WHAT IS ASKED> For each line below that includes the word "page", make a copy.

RECORDS FOR THE TASK>
=======
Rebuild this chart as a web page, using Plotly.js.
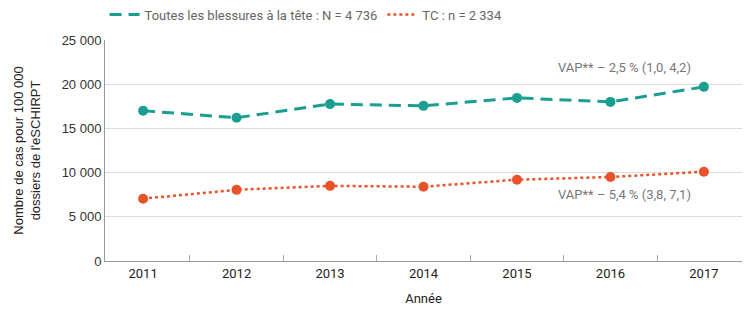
=======
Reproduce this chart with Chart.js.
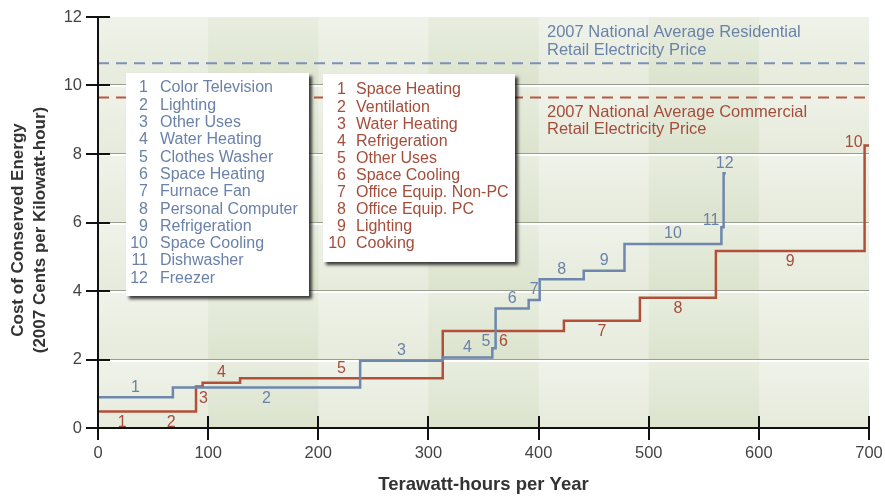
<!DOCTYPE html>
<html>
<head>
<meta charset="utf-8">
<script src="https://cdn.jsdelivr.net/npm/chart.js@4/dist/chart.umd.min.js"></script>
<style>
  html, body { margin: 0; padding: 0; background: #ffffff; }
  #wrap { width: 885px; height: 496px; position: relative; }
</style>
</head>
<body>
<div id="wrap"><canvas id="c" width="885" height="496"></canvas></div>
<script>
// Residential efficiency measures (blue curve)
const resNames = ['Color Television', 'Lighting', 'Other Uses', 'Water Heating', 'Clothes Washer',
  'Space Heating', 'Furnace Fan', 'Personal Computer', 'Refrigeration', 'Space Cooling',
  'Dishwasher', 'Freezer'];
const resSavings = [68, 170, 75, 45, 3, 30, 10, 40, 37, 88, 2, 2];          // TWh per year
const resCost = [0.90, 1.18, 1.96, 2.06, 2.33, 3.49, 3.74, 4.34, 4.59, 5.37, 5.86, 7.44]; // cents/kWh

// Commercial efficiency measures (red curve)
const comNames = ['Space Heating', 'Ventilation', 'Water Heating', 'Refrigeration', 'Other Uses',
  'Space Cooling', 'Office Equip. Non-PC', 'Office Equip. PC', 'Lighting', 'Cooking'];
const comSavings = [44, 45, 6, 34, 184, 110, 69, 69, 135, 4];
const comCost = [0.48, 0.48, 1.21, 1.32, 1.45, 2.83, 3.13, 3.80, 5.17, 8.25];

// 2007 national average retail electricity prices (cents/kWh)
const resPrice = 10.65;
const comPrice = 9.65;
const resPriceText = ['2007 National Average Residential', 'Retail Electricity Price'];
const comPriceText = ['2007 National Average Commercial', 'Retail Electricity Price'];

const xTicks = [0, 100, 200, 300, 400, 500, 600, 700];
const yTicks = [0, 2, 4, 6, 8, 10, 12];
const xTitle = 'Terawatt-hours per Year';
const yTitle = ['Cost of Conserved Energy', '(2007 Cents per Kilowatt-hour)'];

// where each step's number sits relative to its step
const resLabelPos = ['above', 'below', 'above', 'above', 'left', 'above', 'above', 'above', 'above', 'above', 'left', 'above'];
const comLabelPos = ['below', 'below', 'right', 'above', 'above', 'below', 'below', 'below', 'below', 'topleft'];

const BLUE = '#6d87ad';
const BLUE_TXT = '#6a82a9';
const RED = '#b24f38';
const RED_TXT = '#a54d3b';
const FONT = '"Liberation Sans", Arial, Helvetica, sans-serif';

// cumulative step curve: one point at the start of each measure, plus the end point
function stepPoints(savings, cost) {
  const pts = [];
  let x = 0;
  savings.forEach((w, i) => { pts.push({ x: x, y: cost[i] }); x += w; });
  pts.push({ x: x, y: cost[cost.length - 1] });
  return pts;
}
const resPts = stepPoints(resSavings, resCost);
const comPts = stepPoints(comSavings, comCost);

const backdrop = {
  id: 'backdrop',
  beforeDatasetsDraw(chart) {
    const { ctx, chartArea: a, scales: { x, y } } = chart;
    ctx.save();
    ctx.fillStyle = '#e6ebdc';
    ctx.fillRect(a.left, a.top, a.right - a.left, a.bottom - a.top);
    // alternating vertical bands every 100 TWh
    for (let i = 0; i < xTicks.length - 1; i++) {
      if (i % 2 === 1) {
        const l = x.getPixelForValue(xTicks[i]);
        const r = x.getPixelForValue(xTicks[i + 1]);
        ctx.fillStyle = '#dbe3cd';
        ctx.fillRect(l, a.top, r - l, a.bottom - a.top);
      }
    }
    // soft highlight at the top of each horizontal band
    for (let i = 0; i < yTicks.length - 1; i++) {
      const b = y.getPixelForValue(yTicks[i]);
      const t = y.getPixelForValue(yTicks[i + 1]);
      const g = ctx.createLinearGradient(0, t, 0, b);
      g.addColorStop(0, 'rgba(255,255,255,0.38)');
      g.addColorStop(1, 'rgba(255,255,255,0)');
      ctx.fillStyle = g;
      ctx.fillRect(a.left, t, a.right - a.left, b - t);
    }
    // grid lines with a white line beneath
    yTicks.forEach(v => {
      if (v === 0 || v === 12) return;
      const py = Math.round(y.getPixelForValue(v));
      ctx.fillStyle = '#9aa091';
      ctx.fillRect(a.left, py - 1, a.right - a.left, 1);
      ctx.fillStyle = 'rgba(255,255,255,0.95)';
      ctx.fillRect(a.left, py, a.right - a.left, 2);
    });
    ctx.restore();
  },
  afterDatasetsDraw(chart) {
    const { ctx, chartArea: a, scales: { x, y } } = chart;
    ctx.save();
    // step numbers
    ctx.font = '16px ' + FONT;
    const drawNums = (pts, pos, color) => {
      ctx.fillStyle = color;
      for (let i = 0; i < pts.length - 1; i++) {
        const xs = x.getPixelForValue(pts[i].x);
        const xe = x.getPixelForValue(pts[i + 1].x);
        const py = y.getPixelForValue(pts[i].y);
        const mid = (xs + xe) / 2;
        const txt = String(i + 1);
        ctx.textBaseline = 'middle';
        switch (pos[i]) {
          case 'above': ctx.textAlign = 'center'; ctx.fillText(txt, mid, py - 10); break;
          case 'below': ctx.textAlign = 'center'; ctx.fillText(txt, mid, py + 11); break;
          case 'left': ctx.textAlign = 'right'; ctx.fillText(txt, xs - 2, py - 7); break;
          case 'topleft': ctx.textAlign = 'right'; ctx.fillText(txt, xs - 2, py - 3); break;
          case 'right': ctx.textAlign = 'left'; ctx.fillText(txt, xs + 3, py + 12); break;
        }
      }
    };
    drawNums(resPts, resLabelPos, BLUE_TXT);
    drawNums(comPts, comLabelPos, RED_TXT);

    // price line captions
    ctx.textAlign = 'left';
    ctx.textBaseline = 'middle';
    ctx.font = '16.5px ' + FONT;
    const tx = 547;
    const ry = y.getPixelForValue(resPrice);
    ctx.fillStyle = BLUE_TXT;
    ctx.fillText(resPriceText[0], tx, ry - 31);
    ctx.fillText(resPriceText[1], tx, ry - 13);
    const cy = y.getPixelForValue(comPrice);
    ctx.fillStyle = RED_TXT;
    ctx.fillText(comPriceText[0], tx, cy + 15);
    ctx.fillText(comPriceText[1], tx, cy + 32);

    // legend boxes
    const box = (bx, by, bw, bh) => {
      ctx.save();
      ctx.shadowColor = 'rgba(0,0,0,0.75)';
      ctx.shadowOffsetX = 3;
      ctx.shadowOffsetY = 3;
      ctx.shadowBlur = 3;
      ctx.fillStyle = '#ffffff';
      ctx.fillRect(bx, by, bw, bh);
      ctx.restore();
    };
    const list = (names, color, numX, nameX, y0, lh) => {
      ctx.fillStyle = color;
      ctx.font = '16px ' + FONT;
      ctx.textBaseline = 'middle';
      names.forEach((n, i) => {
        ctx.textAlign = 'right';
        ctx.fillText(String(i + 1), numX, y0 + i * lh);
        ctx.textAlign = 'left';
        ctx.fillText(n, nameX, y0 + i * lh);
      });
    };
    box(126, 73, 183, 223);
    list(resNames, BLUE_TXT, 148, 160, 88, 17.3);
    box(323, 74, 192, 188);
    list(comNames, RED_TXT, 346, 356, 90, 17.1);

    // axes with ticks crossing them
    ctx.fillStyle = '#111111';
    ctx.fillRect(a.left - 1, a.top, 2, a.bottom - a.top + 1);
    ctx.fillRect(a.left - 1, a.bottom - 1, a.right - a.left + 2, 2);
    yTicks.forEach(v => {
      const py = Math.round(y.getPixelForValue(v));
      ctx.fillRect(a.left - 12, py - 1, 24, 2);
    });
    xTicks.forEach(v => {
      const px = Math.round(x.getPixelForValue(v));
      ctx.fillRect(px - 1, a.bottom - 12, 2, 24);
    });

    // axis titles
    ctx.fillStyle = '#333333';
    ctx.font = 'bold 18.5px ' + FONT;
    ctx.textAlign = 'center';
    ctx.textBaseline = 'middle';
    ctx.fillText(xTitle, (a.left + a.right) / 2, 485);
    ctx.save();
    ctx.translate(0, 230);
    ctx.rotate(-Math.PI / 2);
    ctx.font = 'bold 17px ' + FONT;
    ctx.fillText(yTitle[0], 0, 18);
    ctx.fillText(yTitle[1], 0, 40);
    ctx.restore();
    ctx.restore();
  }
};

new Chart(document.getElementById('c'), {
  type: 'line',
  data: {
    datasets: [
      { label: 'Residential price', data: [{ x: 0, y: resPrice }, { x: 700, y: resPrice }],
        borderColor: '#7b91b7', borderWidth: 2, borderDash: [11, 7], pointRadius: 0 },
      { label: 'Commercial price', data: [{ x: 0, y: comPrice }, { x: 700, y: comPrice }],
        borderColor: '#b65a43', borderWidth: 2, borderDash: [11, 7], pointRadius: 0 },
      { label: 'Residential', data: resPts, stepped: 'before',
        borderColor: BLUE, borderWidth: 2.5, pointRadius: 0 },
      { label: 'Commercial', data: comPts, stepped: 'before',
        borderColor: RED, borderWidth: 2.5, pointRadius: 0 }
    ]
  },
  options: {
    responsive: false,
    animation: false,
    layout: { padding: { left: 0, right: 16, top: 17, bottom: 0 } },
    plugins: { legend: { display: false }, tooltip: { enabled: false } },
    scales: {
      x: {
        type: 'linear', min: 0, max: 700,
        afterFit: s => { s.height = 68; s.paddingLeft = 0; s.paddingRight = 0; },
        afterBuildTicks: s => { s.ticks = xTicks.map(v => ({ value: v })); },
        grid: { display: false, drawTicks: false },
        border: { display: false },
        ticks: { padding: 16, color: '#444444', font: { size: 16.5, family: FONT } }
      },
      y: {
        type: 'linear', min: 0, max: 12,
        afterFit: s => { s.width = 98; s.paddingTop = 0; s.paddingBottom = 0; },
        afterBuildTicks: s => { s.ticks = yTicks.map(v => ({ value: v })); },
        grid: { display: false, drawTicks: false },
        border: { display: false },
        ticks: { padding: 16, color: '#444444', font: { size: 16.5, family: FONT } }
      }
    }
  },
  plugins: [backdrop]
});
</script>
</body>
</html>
=======
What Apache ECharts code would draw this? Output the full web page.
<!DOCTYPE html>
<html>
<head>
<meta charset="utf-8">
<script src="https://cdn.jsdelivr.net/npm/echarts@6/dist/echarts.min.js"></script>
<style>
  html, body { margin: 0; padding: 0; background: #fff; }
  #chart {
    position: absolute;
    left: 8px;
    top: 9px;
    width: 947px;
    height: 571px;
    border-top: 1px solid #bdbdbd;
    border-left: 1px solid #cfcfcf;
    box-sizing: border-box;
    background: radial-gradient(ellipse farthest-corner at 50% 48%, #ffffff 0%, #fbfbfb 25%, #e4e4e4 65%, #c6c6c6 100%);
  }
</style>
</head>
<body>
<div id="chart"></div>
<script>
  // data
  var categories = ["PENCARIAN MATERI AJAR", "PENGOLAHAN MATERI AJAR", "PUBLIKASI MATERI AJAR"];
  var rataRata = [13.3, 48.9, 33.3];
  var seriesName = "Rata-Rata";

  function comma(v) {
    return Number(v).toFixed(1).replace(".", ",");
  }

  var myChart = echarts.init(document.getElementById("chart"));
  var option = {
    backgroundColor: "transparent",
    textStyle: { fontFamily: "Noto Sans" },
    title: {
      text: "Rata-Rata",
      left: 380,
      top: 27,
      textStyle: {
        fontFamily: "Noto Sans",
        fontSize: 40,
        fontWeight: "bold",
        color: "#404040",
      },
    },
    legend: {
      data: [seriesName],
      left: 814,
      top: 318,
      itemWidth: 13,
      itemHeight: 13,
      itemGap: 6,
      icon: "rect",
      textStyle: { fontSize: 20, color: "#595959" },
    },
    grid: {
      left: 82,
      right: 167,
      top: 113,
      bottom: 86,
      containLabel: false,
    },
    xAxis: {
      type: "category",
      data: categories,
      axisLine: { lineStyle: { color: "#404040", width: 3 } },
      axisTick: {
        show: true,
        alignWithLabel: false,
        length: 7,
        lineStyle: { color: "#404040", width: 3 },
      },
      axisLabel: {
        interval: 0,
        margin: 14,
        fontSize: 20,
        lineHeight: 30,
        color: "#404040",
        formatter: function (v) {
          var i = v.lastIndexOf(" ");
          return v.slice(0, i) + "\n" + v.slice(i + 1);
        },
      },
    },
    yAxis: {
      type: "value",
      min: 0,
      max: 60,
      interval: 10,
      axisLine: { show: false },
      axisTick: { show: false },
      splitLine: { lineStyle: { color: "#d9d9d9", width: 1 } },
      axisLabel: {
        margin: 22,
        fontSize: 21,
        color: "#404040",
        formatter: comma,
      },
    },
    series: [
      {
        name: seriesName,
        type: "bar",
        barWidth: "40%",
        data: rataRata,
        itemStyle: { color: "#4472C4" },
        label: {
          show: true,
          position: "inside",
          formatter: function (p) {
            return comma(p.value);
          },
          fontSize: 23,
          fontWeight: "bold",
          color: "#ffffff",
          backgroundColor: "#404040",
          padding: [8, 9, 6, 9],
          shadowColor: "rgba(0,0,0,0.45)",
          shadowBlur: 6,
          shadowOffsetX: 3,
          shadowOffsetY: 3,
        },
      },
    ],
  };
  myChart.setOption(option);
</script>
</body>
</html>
=======
FINAL ANSWER>
Rebuild this chart as a web page, using Plotly.js.
What Apache ECharts code would draw this? Output the full web page.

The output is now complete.